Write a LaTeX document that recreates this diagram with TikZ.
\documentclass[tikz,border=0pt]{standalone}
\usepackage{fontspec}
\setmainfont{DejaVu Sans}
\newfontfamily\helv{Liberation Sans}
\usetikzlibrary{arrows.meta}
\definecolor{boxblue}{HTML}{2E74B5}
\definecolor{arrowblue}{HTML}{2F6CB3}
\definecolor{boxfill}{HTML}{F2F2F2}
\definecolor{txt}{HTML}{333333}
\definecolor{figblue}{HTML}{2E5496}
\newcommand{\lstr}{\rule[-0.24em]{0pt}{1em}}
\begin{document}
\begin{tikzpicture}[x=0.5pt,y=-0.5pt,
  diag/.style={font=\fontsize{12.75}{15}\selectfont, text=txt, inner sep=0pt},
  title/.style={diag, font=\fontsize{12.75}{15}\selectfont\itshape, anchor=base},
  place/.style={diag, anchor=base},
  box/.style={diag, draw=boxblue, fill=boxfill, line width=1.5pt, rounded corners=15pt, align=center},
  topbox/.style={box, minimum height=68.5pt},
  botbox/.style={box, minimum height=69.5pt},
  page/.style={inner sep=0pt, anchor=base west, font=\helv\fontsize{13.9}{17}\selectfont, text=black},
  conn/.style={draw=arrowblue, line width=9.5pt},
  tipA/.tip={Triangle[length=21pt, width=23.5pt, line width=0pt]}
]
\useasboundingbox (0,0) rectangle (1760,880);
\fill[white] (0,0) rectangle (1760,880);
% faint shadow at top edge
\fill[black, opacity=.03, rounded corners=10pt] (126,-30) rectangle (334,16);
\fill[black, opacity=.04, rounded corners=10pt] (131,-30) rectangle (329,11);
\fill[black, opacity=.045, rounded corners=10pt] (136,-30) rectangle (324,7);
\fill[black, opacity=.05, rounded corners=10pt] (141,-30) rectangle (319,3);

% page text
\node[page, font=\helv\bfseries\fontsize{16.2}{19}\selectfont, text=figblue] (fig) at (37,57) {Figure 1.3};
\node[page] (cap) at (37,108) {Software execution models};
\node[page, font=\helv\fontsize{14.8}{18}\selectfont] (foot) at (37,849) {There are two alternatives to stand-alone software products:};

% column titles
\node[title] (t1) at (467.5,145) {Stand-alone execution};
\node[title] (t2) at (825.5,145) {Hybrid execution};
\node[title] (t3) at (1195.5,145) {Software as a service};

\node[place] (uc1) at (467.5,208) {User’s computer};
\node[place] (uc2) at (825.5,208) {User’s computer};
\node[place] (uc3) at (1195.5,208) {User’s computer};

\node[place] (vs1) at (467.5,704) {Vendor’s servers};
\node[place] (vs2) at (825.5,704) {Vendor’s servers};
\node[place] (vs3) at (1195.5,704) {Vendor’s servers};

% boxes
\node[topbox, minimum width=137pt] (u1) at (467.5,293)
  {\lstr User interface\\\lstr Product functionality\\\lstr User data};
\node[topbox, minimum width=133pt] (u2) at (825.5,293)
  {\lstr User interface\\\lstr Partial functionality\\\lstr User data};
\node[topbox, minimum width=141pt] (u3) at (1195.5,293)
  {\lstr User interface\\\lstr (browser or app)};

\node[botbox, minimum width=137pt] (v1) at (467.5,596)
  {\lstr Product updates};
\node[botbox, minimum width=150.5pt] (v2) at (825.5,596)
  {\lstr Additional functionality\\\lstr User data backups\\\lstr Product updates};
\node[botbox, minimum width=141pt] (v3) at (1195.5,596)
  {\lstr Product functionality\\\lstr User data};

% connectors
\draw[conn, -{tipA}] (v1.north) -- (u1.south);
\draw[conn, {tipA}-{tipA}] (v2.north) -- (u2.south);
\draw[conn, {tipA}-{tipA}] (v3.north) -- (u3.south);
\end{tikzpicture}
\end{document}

> WHAT TO PRODUCE:
Word for word, write out the data.

> THE RESPONSE:
Write a LaTeX document that recreates this diagram with TikZ.
\documentclass[tikz,border=0pt]{standalone}
\usepackage{fontspec}
\setmainfont{DejaVu Sans}
\newfontfamily\helv{Liberation Sans}
\usetikzlibrary{arrows.meta}
\definecolor{boxblue}{HTML}{2E74B5}
\definecolor{arrowblue}{HTML}{2F6CB3}
\definecolor{boxfill}{HTML}{F2F2F2}
\definecolor{txt}{HTML}{333333}
\definecolor{figblue}{HTML}{2E5496}
\newcommand{\lstr}{\rule[-0.24em]{0pt}{1em}}
\begin{document}
\begin{tikzpicture}[x=0.5pt,y=-0.5pt,
  diag/.style={font=\fontsize{12.75}{15}\selectfont, text=txt, inner sep=0pt},
  title/.style={diag, font=\fontsize{12.75}{15}\selectfont\itshape, anchor=base},
  place/.style={diag, anchor=base},
  box/.style={diag, draw=boxblue, fill=boxfill, line width=1.5pt, rounded corners=15pt, align=center},
  topbox/.style={box, minimum height=68.5pt},
  botbox/.style={box, minimum height=69.5pt},
  page/.style={inner sep=0pt, anchor=base west, font=\helv\fontsize{13.9}{17}\selectfont, text=black},
  conn/.style={draw=arrowblue, line width=9.5pt},
  tipA/.tip={Triangle[length=21pt, width=23.5pt, line width=0pt]}
]
\useasboundingbox (0,0) rectangle (1760,880);
\fill[white] (0,0) rectangle (1760,880);
% faint shadow at top edge
\fill[black, opacity=.03, rounded corners=10pt] (126,-30) rectangle (334,16);
\fill[black, opacity=.04, rounded corners=10pt] (131,-30) rectangle (329,11);
\fill[black, opacity=.045, rounded corners=10pt] (136,-30) rectangle (324,7);
\fill[black, opacity=.05, rounded corners=10pt] (141,-30) rectangle (319,3);

% page text
\node[page, font=\helv\bfseries\fontsize{16.2}{19}\selectfont, text=figblue] (fig) at (37,57) {Figure 1.3};
\node[page] (cap) at (37,108) {Software execution models};
\node[page, font=\helv\fontsize{14.8}{18}\selectfont] (foot) at (37,849) {There are two alternatives to stand-alone software products:};

% column titles
\node[title] (t1) at (467.5,145) {Stand-alone execution};
\node[title] (t2) at (825.5,145) {Hybrid execution};
\node[title] (t3) at (1195.5,145) {Software as a service};

\node[place] (uc1) at (467.5,208) {User’s computer};
\node[place] (uc2) at (825.5,208) {User’s computer};
\node[place] (uc3) at (1195.5,208) {User’s computer};

\node[place] (vs1) at (467.5,704) {Vendor’s servers};
\node[place] (vs2) at (825.5,704) {Vendor’s servers};
\node[place] (vs3) at (1195.5,704) {Vendor’s servers};

% boxes
\node[topbox, minimum width=137pt] (u1) at (467.5,293)
  {\lstr User interface\\\lstr Product functionality\\\lstr User data};
\node[topbox, minimum width=133pt] (u2) at (825.5,293)
  {\lstr User interface\\\lstr Partial functionality\\\lstr User data};
\node[topbox, minimum width=141pt] (u3) at (1195.5,293)
  {\lstr User interface\\\lstr (browser or app)};

\node[botbox, minimum width=137pt] (v1) at (467.5,596)
  {\lstr Product updates};
\node[botbox, minimum width=150.5pt] (v2) at (825.5,596)
  {\lstr Additional functionality\\\lstr User data backups\\\lstr Product updates};
\node[botbox, minimum width=141pt] (v3) at (1195.5,596)
  {\lstr Product functionality\\\lstr User data};

% connectors
\draw[conn, -{tipA}] (v1.north) -- (u1.south);
\draw[conn, {tipA}-{tipA}] (v2.north) -- (u2.south);
\draw[conn, {tipA}-{tipA}] (v3.north) -- (u3.south);
\end{tikzpicture}
\end{document}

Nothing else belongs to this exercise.